シェリーの甘さ、蜜の甘さ。後の引き方は、確かにネバネバして、スライムみたいだ。(笑)
黒蜜みたい。
後味の方はどうですか。
アルコールの刺激とともに、後の方からピーティーさも感じますね。
でも、スキャパらしさという感じとも違うような。
それは、25年も樽詰めされていますから、
10年物のスキャパの持つ「とげとげしさ」のような個性は無くなっていますね。
それよりも70年代の個性として、ピーティーさの方が前に出ているように思います。
誰でも、おいしいと思うのではないかしら。
10年くらいの若いスキャパは、好き嫌いが分かれますが、
これは誰でも抵抗なく飲めるのではないのでしょうか。
性別でいったら、女性かしら。黒木瞳とか。
僕の印象は、梅沢富美男。
ねっとりした個性は、そんな感じですね。
ウイスキー好きの太地喜和子」
あ~、音楽家シリーズから離れてしまう。(一同、笑)
加水すると、スキャパらしさが出てきますね。
コッテリ感がなくなって、モルトらしくなってくる。
ポール・モーリア、リチャード・クレイダーマンと来たから、ボストン・ポップスかな。
ベニー・グッドマン?駄目?
(悩み、苦しみ、もがく)
総括すると、どうですか。
私の一番は、スキャパかしら。二番はグレンフィデックで、三番目は、タリスカー。
僕も、Iさんとおんなじ。
それじゃ、値段の順番じゃないですか。(笑)
僕は、みなさんと違って、タリスカーとスキャパが同列の一番。
ちょっと遅れて、グレンフィデックですね。
スキャパは、どんな気分のときに飲みますか。
僕は気分を転換したいときに。
落ち込んでいるときに。太宰治になったとき。
お誕生日とか、記念日とか大切な日に。
味が奥深くて、厚みがありますからね。
ゴージャス。叶姉妹とは、ちょっと違うけれど。(笑)
タリスカーは、気分の良いときの、一杯目がいいですね。
タリスカーは悪くないんだけれど、「ケンタッキーフライドチキンの優香」なんだよね。
えっ、何それ?
「おいちっ!」という感じで軽いでしょ。
……。
僕は、OMCのスキャパはおいしいし、リッチではあるんだけれど、
あまり評価できないんです。
スキャパらしさというのは、かすかなピーティーさくらいで、強烈な個性がないですよね。
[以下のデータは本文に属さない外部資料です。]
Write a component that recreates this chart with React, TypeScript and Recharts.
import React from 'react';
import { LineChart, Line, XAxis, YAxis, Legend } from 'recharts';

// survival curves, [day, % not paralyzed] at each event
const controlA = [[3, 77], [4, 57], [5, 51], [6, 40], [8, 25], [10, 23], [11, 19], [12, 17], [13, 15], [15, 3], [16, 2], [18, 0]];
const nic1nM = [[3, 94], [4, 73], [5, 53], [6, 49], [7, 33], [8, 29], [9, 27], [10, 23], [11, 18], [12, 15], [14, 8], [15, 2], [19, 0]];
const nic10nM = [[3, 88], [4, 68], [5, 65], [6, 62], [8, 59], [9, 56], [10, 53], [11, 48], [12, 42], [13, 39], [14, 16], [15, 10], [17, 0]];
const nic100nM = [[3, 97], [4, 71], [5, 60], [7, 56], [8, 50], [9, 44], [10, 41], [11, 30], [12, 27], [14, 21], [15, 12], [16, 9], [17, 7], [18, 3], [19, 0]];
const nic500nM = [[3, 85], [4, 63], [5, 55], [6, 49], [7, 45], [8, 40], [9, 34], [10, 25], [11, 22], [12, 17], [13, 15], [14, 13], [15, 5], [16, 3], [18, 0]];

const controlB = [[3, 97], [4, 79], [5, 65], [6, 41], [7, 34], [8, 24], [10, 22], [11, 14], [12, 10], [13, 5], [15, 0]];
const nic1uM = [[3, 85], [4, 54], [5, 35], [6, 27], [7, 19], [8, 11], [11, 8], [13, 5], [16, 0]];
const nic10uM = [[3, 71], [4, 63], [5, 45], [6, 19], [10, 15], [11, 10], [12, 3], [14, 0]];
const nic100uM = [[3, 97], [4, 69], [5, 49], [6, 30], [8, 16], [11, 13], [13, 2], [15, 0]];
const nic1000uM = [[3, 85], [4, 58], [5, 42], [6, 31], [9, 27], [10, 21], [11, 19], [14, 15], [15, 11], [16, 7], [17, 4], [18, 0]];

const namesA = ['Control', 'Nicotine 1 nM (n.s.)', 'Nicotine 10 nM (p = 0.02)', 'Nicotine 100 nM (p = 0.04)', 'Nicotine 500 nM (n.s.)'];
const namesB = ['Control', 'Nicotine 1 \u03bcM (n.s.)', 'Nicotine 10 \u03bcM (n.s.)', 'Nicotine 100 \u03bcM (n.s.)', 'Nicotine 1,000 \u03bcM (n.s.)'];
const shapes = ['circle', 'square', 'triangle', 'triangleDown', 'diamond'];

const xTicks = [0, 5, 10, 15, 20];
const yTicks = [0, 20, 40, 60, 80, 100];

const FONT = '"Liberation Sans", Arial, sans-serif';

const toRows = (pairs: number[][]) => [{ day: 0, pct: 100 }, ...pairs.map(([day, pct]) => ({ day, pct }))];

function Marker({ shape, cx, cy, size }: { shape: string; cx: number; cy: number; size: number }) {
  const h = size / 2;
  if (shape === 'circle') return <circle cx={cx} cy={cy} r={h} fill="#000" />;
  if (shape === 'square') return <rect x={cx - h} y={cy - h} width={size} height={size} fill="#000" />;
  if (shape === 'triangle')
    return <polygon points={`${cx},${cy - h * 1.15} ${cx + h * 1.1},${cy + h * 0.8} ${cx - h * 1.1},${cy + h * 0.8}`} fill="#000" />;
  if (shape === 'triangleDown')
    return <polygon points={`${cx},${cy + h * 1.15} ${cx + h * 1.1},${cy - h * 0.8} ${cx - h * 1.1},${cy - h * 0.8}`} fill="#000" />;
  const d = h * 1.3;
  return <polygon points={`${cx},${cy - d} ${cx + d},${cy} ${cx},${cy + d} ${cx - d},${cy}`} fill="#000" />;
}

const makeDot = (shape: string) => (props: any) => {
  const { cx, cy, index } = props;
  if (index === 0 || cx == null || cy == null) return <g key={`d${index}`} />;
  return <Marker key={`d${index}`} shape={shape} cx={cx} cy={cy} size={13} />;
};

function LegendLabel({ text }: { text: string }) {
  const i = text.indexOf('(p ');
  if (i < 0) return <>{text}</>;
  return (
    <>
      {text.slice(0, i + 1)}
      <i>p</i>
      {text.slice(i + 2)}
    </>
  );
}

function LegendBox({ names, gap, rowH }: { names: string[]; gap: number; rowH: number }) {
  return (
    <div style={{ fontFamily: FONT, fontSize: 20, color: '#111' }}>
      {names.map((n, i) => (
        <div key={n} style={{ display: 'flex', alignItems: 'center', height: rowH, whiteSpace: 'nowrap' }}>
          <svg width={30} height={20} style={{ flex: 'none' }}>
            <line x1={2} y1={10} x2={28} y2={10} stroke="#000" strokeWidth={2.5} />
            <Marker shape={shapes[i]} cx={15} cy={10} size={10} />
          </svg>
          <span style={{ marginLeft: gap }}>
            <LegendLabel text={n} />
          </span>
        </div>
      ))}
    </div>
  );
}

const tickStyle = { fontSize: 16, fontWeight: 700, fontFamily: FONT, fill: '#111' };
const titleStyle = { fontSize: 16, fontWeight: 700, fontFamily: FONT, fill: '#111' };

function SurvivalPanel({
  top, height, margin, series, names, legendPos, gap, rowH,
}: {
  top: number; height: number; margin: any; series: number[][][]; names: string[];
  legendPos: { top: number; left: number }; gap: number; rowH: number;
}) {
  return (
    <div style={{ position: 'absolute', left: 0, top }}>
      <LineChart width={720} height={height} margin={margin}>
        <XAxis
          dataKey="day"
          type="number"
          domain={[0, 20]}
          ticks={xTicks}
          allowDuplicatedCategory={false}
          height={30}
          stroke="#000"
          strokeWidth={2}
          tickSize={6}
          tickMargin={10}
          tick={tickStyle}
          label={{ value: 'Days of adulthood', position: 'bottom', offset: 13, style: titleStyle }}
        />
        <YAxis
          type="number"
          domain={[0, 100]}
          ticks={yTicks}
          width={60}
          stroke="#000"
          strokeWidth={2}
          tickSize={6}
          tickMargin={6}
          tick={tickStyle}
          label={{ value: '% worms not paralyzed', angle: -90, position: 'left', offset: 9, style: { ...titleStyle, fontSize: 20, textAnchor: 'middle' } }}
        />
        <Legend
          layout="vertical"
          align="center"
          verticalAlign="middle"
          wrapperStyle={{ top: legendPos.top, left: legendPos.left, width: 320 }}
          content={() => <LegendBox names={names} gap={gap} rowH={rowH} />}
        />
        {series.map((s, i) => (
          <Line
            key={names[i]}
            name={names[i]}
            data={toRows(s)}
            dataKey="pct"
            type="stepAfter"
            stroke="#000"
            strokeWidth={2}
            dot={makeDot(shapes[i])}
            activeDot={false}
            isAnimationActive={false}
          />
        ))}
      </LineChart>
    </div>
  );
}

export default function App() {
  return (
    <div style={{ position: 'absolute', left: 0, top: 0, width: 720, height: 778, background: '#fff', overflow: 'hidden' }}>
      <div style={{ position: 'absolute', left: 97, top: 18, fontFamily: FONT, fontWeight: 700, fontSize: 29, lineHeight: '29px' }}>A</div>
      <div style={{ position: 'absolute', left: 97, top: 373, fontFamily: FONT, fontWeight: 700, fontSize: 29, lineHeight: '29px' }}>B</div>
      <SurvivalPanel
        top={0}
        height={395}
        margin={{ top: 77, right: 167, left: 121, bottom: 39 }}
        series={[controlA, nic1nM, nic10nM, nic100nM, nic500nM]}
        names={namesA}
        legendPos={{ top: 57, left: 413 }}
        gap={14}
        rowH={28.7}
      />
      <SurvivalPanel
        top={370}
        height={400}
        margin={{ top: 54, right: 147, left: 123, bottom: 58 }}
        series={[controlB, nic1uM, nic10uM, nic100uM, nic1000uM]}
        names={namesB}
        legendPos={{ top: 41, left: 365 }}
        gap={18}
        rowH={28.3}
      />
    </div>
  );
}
ゴージャスで、リッチな物なら、20年選手で探せば、他にいくらでもありそうだし。
今日の三本以外の選択肢も考えるなら、確かにそうかもしれないね。
まあ、70年代のスキャパというのを、我々は、個性としてあまり経験してないですしね。
ただ、今回は、樽がシェリーなので、その辺の難しさとか、苦しさというのはありますが…。